The significance levels are reported under the correlation coefficients. Anything below or equal to 0.05 shows a significant correlation. You can also get this by using the
pwcorr command with the
pwcorr female ses read write math science, sig
Statistical Significance vs. Substantive Significance
A concept worth understanding at this point is the difference between statistical significance and substantive significance.
A correlation has substantive significance if the ‘r’ (the correlation coefficient) is moderate or strong i.e. greater than 0.3 in absolute terms
Statisitcal significance is illustrated by the p-value – the values we just reported above using the
sig option. Any p-value less than or equal to 0.05 would be considered statistically significant.
A substantive significance does not imply statistical significance and vice versa. For example, the correlation between ‘ses’ and ‘write’ is not substantive (r = 0.2078), but it is statistically significant (p-value = 0.0032).
The higher the number of observations, the more likely it is for a correlation to be statistically significant.
We can also tell Stata to indicate the statistical significance using asterisks. This can be done by checking the box which lets you set a significance level to display asterisks/starts.
An asterisk is now displayed alongside correlations that are significant at the 5% significance level. The accompanying command for this is:
pwcorr read write math science ses female,sig star(5)
The option above this, ‘Significance level for displaying coefficients’ does not display correlation values that are not significant.
The option for this is
pwcorr read write math science ses female, print(10)
Bonferroni and Sidak Adjustmed Significance Levels
If, say you were interested in correlations as a whole, you would have to make some adjustments to the significance levels being reported. The Bonferroni adjustment corrects the p-values to address the risk of a type 1 error (rejecting the null when it is true i.e. treating a correlation as statistically insignificant when it actually is significant). A similar correction is called the Sidak adjustment.
Both these adjustments may be made using the last two options in the dialogue box. The accompanying command for Bonferroni adjustment is:
pwcorr read write math science ses female, sig bonferroni
Spearman correlation comes in handy when there are influential or outlier values in our data that may skew our correlation analysis in one direction or another. Rather than use the original continuous values of the variables, Spearman correlation ranks the data and then calculates correlation between variables. Let’s load Stata’s automobile dataset for this example.
sysuse auto.dta, clear
We are interested in the relationship between the ‘price’ and ‘weight’ variable. Let’s replicate the ‘ranks’ that Spearman correlation uses by generating two new variables that rank the observations based on their ‘price’ and ‘weight’ values.
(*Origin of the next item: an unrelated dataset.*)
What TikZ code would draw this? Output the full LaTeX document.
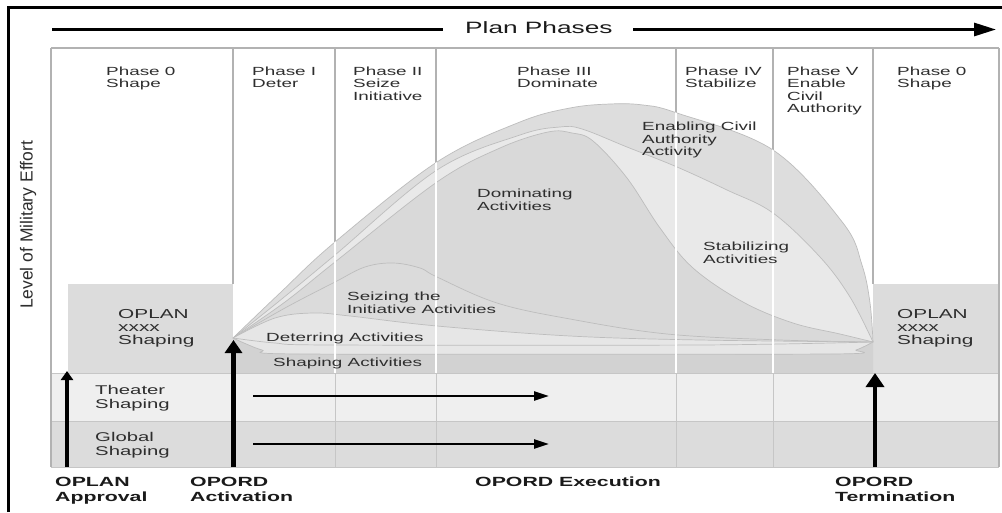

egen rprice=rank(price) egen rweight=rank(weight)
Let’s do a simple correlation between ‘price’ and ‘weight’.
corr price weight
This correlation of 0.5386 is quite high because certain prices have influential values that skew this correlation upwards.
Let’s now run the correlation between the ranked variables we created.
corr rprice rweight
This value is slightly lower as it adjusts for the presence of ordinal/influential data. The above activity where we created ranked variables illustrated how Spearman correlations are calculated. If we run the
spearman command directly, we will obtain the same correlation as we did above between our ranked variables, i.e. 0.4865.
spearman price weight
Once again, the same positive and moderate correlation of 0.4865 is reported.